_Available data_
- - - - -

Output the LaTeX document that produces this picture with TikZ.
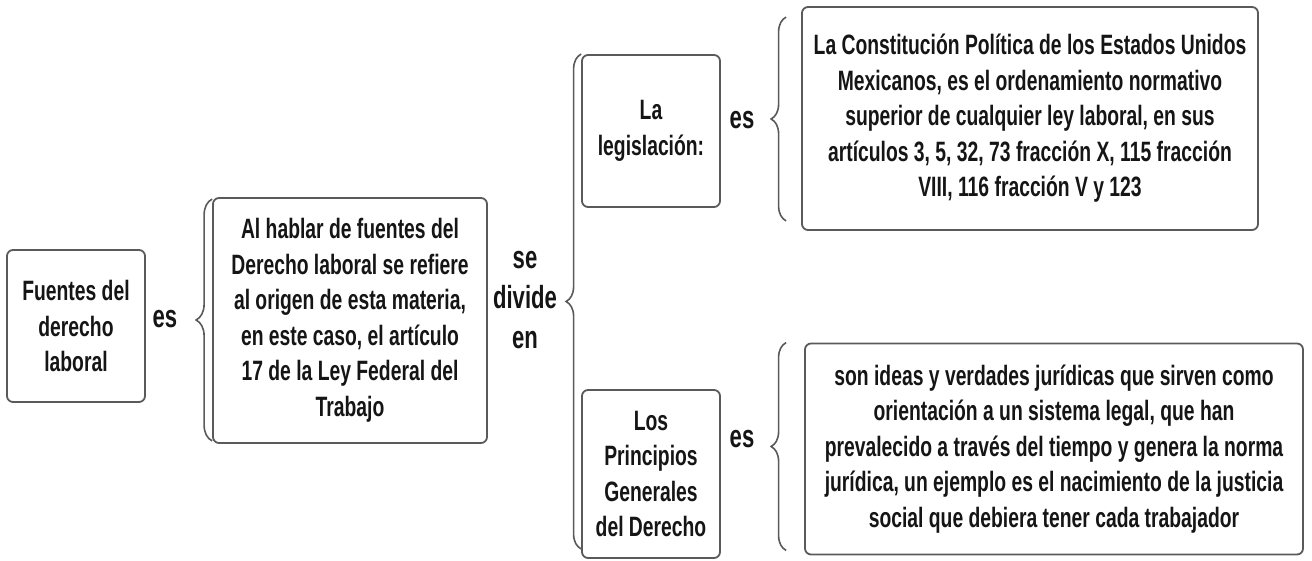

- - - - -

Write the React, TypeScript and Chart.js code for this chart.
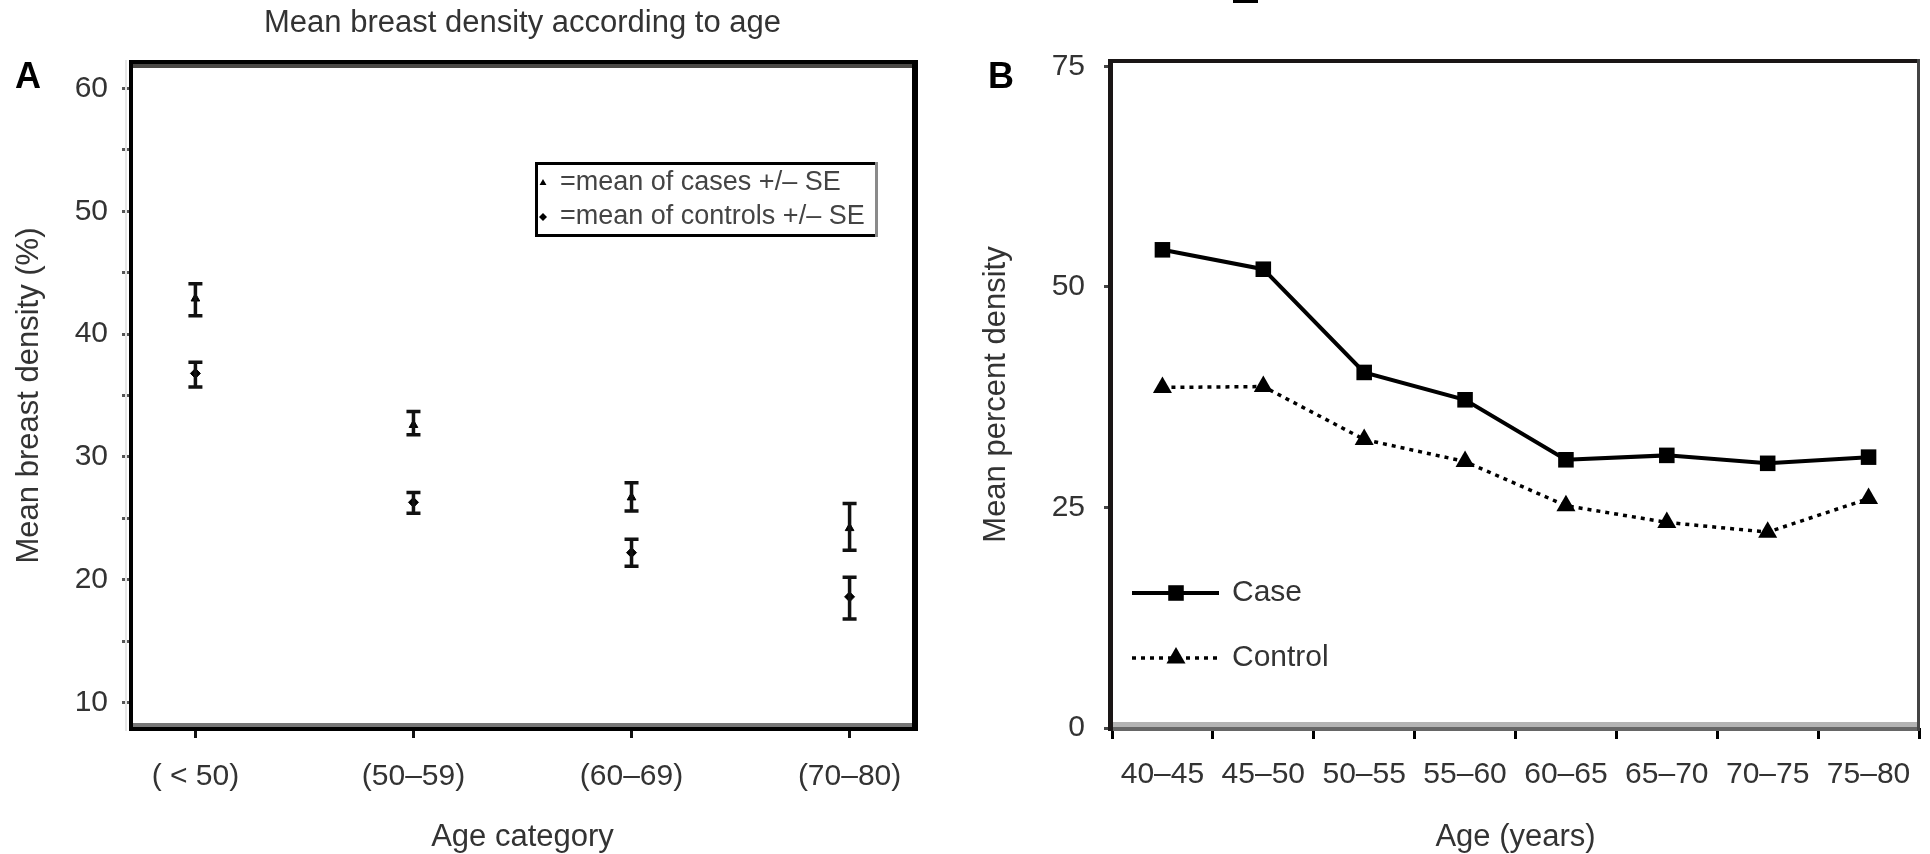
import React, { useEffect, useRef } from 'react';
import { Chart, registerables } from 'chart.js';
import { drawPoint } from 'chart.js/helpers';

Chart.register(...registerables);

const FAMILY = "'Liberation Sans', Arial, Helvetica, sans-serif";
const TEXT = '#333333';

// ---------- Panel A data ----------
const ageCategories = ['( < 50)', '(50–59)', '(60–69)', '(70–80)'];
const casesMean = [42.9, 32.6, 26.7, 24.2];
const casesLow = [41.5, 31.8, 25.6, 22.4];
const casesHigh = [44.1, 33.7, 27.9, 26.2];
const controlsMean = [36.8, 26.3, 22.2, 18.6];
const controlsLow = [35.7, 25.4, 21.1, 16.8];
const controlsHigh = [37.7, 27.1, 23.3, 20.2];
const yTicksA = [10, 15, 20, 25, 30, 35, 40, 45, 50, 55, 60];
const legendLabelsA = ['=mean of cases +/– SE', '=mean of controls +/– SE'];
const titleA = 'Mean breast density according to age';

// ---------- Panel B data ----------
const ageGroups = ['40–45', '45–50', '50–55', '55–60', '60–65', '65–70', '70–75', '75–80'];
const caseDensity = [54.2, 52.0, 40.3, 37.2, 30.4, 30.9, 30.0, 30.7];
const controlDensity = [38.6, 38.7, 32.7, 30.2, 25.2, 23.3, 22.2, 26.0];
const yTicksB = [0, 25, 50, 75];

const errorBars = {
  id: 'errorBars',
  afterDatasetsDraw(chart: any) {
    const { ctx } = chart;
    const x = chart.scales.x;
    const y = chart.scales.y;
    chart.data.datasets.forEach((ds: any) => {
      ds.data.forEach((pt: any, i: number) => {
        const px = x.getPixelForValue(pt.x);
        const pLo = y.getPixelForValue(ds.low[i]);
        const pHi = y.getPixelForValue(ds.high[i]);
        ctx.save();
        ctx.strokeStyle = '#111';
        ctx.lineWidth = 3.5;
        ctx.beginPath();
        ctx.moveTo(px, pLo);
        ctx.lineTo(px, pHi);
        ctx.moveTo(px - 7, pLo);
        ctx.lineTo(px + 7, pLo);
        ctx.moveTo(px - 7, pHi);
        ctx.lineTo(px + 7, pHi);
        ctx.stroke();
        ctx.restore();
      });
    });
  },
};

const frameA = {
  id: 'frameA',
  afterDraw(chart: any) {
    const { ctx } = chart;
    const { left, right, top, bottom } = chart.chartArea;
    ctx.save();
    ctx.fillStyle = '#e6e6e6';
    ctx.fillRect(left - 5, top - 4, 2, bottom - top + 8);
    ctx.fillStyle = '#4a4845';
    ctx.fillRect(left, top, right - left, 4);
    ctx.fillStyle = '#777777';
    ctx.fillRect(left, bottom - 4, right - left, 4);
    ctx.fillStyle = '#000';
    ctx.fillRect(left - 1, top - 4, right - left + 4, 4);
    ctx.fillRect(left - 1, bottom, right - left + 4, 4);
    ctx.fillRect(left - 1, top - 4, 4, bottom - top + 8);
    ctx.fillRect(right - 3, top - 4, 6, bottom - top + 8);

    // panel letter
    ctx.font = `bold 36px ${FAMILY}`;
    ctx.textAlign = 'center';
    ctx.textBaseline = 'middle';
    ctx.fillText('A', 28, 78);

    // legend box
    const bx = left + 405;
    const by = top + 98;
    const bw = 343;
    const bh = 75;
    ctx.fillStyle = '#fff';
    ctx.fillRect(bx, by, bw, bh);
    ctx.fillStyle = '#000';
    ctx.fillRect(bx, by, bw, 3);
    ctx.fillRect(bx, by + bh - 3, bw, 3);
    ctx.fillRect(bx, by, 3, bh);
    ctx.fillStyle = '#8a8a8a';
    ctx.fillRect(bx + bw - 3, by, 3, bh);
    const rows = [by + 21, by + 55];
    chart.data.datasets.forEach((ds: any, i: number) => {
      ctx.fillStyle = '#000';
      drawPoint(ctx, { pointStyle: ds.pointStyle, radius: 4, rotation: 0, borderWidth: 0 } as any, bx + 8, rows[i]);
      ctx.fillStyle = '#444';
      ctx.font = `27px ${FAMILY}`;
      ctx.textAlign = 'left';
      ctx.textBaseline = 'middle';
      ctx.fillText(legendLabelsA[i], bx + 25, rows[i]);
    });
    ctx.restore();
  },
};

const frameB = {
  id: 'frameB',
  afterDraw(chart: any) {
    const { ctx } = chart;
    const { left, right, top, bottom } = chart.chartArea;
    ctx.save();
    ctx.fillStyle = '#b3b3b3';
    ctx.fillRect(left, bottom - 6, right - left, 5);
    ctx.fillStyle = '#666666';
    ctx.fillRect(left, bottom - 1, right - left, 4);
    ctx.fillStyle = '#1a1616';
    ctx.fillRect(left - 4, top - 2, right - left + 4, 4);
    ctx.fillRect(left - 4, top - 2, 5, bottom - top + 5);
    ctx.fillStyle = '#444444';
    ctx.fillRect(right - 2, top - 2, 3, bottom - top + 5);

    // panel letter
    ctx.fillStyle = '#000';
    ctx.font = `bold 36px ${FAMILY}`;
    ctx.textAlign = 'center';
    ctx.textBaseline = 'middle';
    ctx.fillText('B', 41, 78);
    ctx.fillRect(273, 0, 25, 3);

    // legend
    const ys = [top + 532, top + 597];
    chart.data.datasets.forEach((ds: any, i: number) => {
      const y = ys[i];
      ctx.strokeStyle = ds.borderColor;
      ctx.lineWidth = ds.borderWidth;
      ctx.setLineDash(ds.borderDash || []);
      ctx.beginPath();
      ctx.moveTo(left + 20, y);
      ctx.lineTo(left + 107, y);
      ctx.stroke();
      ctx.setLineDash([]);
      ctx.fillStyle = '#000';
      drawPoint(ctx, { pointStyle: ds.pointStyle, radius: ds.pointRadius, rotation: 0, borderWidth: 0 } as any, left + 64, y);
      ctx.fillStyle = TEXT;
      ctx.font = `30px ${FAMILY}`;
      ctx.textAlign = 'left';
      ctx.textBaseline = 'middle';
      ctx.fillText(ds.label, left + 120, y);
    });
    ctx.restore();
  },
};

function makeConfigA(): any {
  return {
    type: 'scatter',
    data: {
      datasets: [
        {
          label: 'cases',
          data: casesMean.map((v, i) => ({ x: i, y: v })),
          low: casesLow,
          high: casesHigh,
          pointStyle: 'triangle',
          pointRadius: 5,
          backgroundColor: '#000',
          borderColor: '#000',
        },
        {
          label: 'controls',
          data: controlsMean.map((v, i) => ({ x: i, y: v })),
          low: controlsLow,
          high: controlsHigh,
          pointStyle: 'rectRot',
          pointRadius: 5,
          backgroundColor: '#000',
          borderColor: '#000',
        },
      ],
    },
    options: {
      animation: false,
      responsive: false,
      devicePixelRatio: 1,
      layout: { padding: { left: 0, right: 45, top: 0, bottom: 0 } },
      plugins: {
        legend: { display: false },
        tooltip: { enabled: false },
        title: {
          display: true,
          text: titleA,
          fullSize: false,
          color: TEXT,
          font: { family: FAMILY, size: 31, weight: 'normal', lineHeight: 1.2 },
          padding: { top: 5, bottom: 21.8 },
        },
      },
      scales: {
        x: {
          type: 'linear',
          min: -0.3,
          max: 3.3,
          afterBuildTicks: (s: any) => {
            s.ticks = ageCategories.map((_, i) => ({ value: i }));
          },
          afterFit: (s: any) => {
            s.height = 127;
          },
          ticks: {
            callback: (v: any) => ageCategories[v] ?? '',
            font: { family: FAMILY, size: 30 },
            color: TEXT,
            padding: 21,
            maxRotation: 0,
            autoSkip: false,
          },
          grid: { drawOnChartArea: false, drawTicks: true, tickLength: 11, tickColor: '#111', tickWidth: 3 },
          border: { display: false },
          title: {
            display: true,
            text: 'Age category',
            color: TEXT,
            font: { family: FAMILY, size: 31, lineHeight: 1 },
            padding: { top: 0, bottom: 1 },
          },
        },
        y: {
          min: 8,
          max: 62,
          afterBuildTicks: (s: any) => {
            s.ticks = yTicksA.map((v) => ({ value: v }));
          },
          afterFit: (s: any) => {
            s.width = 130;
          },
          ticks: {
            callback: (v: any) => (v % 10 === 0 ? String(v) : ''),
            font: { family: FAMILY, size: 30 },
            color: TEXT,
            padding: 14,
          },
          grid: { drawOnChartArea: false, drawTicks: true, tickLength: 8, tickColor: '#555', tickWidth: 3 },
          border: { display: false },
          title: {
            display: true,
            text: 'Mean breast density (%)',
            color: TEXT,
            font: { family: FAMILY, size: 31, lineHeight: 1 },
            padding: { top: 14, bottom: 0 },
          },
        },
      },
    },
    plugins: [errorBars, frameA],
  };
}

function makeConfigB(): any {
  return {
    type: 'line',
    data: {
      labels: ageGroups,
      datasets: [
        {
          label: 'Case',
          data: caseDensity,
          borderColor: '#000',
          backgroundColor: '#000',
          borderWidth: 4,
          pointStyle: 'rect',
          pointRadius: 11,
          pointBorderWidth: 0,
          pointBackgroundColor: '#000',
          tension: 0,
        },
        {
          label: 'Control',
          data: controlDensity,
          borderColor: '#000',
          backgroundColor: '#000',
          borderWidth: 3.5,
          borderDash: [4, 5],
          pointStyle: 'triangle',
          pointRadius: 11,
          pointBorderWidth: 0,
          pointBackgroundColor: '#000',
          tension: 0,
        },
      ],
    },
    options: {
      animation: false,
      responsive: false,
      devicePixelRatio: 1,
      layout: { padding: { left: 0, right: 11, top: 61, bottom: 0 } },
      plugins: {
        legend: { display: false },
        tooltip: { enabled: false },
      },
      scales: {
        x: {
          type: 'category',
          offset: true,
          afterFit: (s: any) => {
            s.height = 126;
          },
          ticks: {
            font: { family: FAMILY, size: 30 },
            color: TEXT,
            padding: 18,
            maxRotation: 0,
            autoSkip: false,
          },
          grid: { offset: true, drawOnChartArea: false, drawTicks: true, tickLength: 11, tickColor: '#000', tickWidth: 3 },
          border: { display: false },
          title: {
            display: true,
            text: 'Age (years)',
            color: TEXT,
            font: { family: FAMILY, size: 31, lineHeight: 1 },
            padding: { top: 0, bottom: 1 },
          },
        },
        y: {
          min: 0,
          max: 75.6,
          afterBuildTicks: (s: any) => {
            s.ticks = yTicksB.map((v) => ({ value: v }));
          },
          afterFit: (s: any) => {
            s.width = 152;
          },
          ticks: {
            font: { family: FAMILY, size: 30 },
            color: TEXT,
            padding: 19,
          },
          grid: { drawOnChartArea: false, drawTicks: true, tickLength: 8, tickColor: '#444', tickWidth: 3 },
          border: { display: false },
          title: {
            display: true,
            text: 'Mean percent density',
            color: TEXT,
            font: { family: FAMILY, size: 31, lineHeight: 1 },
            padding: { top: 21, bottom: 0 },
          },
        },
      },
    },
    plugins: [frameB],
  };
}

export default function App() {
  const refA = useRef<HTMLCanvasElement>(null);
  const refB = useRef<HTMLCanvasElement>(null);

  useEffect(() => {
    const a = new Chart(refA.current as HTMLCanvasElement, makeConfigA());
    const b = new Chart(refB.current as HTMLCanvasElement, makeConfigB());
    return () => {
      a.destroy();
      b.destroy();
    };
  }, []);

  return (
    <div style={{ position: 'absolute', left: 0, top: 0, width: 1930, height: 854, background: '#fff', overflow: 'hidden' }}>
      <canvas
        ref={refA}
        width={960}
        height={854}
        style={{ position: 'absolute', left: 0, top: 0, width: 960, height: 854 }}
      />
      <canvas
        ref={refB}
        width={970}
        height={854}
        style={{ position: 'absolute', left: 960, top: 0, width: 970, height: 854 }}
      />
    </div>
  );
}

- - - - -

_Task brief_
Find the word "React" in the records and pull out each line that has it.

_The response_
Write the React, TypeScript and Chart.js code for this chart.
import React, { useEffect, useRef } from 'react';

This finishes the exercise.